Who are Kalshi's main investors after this round?

Following the Series F, Kalshi's investor base includes Coatue (round lead), Sequoia Capital, Andreessen Horowitz, Paradigm, IVP, Morgan Stanley, and ARK Invest. The combination of traditional finance (Morgan Stanley), crypto-native VCs (Paradigm), and mainstream tech VCs (Sequoia, a16z) reflects the platform's positioning at the intersection of regulated finance and technology infrastructure.

Can institutional investors actually trade on Kalshi?

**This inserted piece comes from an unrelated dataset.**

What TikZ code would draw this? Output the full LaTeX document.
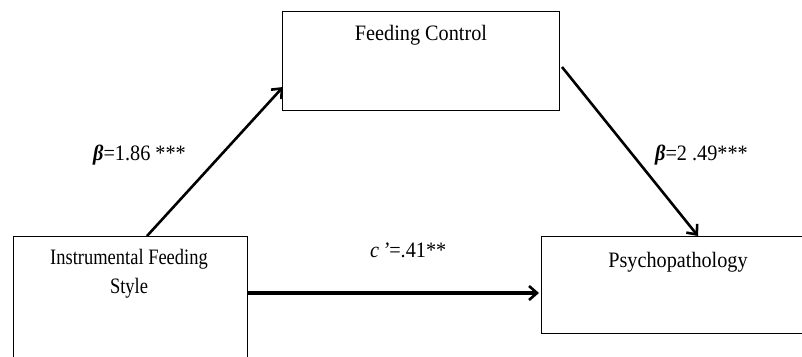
\documentclass[tikz,border=0pt]{standalone}
\usepackage{fontspec}
\setmainfont{Liberation Serif}
\usetikzlibrary{arrows.meta}
\begin{document}
\begin{tikzpicture}[x=1pt,y=-1pt,
  lbl/.style={font=\fontsize{22}{26}\selectfont,inner sep=0pt,xscale=0.92},
  conn/.style={line width=2.6pt,-{Straight Barb[length=8pt,width=14pt,line width=2.6pt]}}]
\useasboundingbox (0,0) rectangle (802,356);
\path[fill=white] (0,0) rectangle (802,356);
% boxes
\draw[line width=1pt] (282,11) rectangle (559,110);
\coordinate (fcL) at (283,87);
\coordinate (fcR) at (562,67);
\draw[line width=1pt] (13,236) rectangle (247,360);
\coordinate (ifsT) at (147,236);
\coordinate (ifsR) at (247,293);
\draw[line width=1pt] (541,236) rectangle (805,333);
\coordinate (psL) at (539,293);
\coordinate (psT) at (698,236);
% texts
\node[lbl] (tfc) at (421,35) {Feeding Control};
\node[lbl,xscale=0.913,align=center] (tifs) at (129,274) {Instrumental Feeding\\[3pt]Style};
\node[lbl] (tps) at (678,262) {Psychopathology};
\node[lbl,anchor=west] (b1) at (93,155) {\textbf{\textit{β}}=1.86 ***};
\node[lbl,anchor=west] (b2) at (655,155) {\textbf{\textit{β}}=2 .49***};
\node[lbl,anchor=west] (c1) at (370,250) {\textit{c}\,\textit{'}=.41**};
% connectors
\draw[conn] (ifsT) -- (fcL);
\draw[conn] (fcR) -- (psT);
\draw[conn,line width=3.6pt] (ifsR) -- (psL);
\end{tikzpicture}
\end{document}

Yes, and this is one of the platform's primary growth vectors. Kalshi's institutional onboarding allows asset managers, hedge funds, and other professional market participants to access event contract markets. The 800% surge in institutional trading over six months reflects real adoption, not just announced partnerships. The $1 billion raise is specifically earmarked to deepen this infrastructure with block trading tools and broker integrations.

The Bottom Line

Kalshi's $22 billion valuation isn't a story about prediction markets going mainstream — it's a story about prediction markets having gone mainstream. The raise confirms what the trading volume already showed: institutional capital has decided this is a real asset class worth building infrastructure around.

The regulatory battles with state gambling regulators will continue and will create noise. But the underlying trajectory — a CFTC-regulated exchange with $178 billion in annualized volume, 800% institutional growth, and $1.5 billion in revenue — is not a trajectory that reverses easily. The investors in this round aren't making a speculative bet on an unproven concept. They're buying into an exchange that already exists at scale and is expanding into markets with trillions in addressable demand.

The more interesting question for the next five years isn't whether Kalshi survives. It's whether prediction market prices become as routinely cited as futures prices are today — embedded in financial reporting, used in risk models, and treated as authoritative signals about the probability of future events. If that happens, the $22 billion valuation will look conservative in retrospect.